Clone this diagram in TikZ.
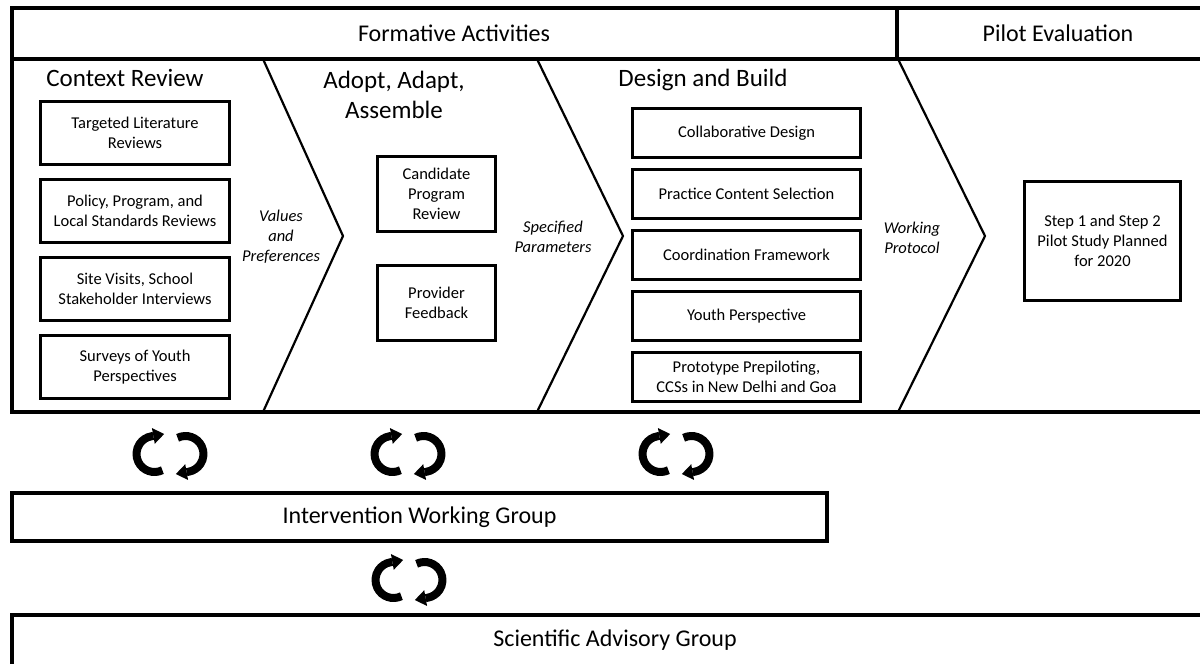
\documentclass[tikz,border=0pt]{standalone}
\usepackage{fontspec}
\setmainfont{Carlito}
\usetikzlibrary{arrows.meta}

\begin{document}
\begin{tikzpicture}[x=1pt,y=1pt,
  frame/.style={line width=3.6pt},
  chev/.style={line width=2.2pt, line join=miter},
  box/.style={draw, line width=3.4pt, align=center, inner sep=2pt,
    font=\fontsize{16.5}{19.8}\selectfont},
  cbox/.style={box, minimum width=189, minimum height=63},
  abox/.style={box, minimum width=118, minimum height=75},
  dbox/.style={box, minimum width=227.5, minimum height=48.5},
  bandtext/.style={font=\fontsize{24}{29}\selectfont},
  phase/.style={font=\fontsize{25}{30}\selectfont, align=center},
  flow/.style={font=\itshape\fontsize{16.5}{20}\selectfont, align=center},
  syncline/.style={line width=8pt, -{Triangle[width=16pt,length=11pt,line width=0pt]}},
  syncarrows/.pic={
    \draw[syncline] (-15.5,0) ++(-64:18)
      arc[start angle=-64, end angle=-260, radius=18] -- ++(12.8,2.3);
    \draw[syncline] (15.5,0) ++(116:18)
      arc[start angle=116, end angle=-80, radius=18] -- ++(-12.8,-2.3);
  }
]
\useasboundingbox (0,0) rectangle (1200,-664);
\clip (0,0) rectangle (1200,-664);

% header bar and the band of phases
\draw[frame] (12,-8) rectangle (1225,-59);
\draw[frame] (12,-59) rectangle (1225,-412);
\draw[frame] (897,-8) -- (897,-59);
\node[bandtext] (formative) at (454,-33) {Formative Activities};
\node[bandtext] (pilot) at (1058,-33) {Pilot Evaluation};

% chevrons between phases
\draw[chev] (263,-59) -- (343,-236) -- (263,-412);
\draw[chev] (537,-59) -- (623,-236) -- (537,-412);
\draw[chev] (898,-59) -- (985,-236) -- (898,-412);

% phase titles
\node[phase] (ctx) at (125,-78) {Context Review};
\node[phase] (aaa) at (394,-95) {Adopt, Adapt,\\Assemble};
\node[phase] (dab) at (703,-80) {Design and Build};

% hand-off labels
\node[flow] (vp) at (281,-237) {Values\\and\\Preferences};
\node[flow] (sp) at (553,-237) {Specified\\Parameters};
\node[flow] (wp) at (912,-238) {Working\\Protocol};

% context review
\node[cbox] (c1) at (135,-133) {Targeted Literature\\Reviews};
\node[cbox] (c2) at (135,-211) {Policy, Program, and\\Local Standards Reviews};
\node[cbox] (c3) at (135,-289) {Site Visits, School\\Stakeholder Interviews};
\node[cbox] (c4) at (135,-367) {Surveys of Youth\\Perspectives};

% adopt, adapt, assemble
\node[abox] (a1) at (436.5,-194) {Candidate\\Program\\Review};
\node[abox] (a2) at (436.5,-303) {Provider\\Feedback};

% design and build
\node[dbox] (d1) at (746.5,-133) {Collaborative Design};
\node[dbox] (d2) at (746.5,-194) {Practice Content Selection};
\node[dbox] (d3) at (746.5,-255) {Coordination Framework};
\node[dbox] (d4) at (746.5,-316) {Youth Perspective};
\node[dbox] (d5) at (746.5,-377) {Prototype Prepiloting,\\CCSs in New Delhi and Goa};

% pilot evaluation
\node[box, minimum width=155.5, minimum height=118.5] (p1) at (1102.5,-241)
  {Step 1 and Step 2\\Pilot Study Planned\\for 2020};

% feedback loops
\pic at (170,-454) {syncarrows};
\pic at (408,-454) {syncarrows};
\pic at (676,-454) {syncarrows};
\pic at (409,-580) {syncarrows};

% working groups
\node[draw, line width=4pt, minimum width=815, minimum height=48, bandtext] (iwg)
  at (419.5,-517) {Intervention Working Group};
\draw[line width=4pt] (12,-615) rectangle (1225,-700);
\node[bandtext] (sag) at (615,-640) {Scientific Advisory Group};
\end{tikzpicture}
\end{document}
◇ ◇ ◇ ◇
#### STATED EXERCISE
Reproduce all of the material exactly, apart from the pictures.

#### TASK SOLUTION
Clone this diagram in TikZ.
\documentclass[tikz,border=0pt]{standalone}
\usepackage{fontspec}
\setmainfont{Carlito}
\usetikzlibrary{arrows.meta}

\begin{document}
\begin{tikzpicture}[x=1pt,y=1pt,
  frame/.style={line width=3.6pt},
  chev/.style={line width=2.2pt, line join=miter},
  box/.style={draw, line width=3.4pt, align=center, inner sep=2pt,
    font=\fontsize{16.5}{19.8}\selectfont},
  cbox/.style={box, minimum width=189, minimum height=63},
  abox/.style={box, minimum width=118, minimum height=75},
  dbox/.style={box, minimum width=227.5, minimum height=48.5},
  bandtext/.style={font=\fontsize{24}{29}\selectfont},
  phase/.style={font=\fontsize{25}{30}\selectfont, align=center},
  flow/.style={font=\itshape\fontsize{16.5}{20}\selectfont, align=center},
  syncline/.style={line width=8pt, -{Triangle[width=16pt,length=11pt,line width=0pt]}},
  syncarrows/.pic={
    \draw[syncline] (-15.5,0) ++(-64:18)
      arc[start angle=-64, end angle=-260, radius=18] -- ++(12.8,2.3);
    \draw[syncline] (15.5,0) ++(116:18)
      arc[start angle=116, end angle=-80, radius=18] -- ++(-12.8,-2.3);
  }
]
\useasboundingbox (0,0) rectangle (1200,-664);
\clip (0,0) rectangle (1200,-664);

% header bar and the band of phases
\draw[frame] (12,-8) rectangle (1225,-59);
\draw[frame] (12,-59) rectangle (1225,-412);
\draw[frame] (897,-8) -- (897,-59);
\node[bandtext] (formative) at (454,-33) {Formative Activities};
\node[bandtext] (pilot) at (1058,-33) {Pilot Evaluation};

% chevrons between phases
\draw[chev] (263,-59) -- (343,-236) -- (263,-412);
\draw[chev] (537,-59) -- (623,-236) -- (537,-412);
\draw[chev] (898,-59) -- (985,-236) -- (898,-412);

% phase titles
\node[phase] (ctx) at (125,-78) {Context Review};
\node[phase] (aaa) at (394,-95) {Adopt, Adapt,\\Assemble};
\node[phase] (dab) at (703,-80) {Design and Build};

% hand-off labels
\node[flow] (vp) at (281,-237) {Values\\and\\Preferences};
\node[flow] (sp) at (553,-237) {Specified\\Parameters};
\node[flow] (wp) at (912,-238) {Working\\Protocol};

% context review
\node[cbox] (c1) at (135,-133) {Targeted Literature\\Reviews};
\node[cbox] (c2) at (135,-211) {Policy, Program, and\\Local Standards Reviews};
\node[cbox] (c3) at (135,-289) {Site Visits, School\\Stakeholder Interviews};
\node[cbox] (c4) at (135,-367) {Surveys of Youth\\Perspectives};

% adopt, adapt, assemble
\node[abox] (a1) at (436.5,-194) {Candidate\\Program\\Review};
\node[abox] (a2) at (436.5,-303) {Provider\\Feedback};

% design and build
\node[dbox] (d1) at (746.5,-133) {Collaborative Design};
\node[dbox] (d2) at (746.5,-194) {Practice Content Selection};
\node[dbox] (d3) at (746.5,-255) {Coordination Framework};
\node[dbox] (d4) at (746.5,-316) {Youth Perspective};
\node[dbox] (d5) at (746.5,-377) {Prototype Prepiloting,\\CCSs in New Delhi and Goa};

% pilot evaluation
\node[box, minimum width=155.5, minimum height=118.5] (p1) at (1102.5,-241)
  {Step 1 and Step 2\\Pilot Study Planned\\for 2020};

% feedback loops
\pic at (170,-454) {syncarrows};
\pic at (408,-454) {syncarrows};
\pic at (676,-454) {syncarrows};
\pic at (409,-580) {syncarrows};

% working groups
\node[draw, line width=4pt, minimum width=815, minimum height=48, bandtext] (iwg)
  at (419.5,-517) {Intervention Working Group};
\draw[line width=4pt] (12,-615) rectangle (1225,-700);
\node[bandtext] (sag) at (615,-640) {Scientific Advisory Group};
\end{tikzpicture}
\end{document}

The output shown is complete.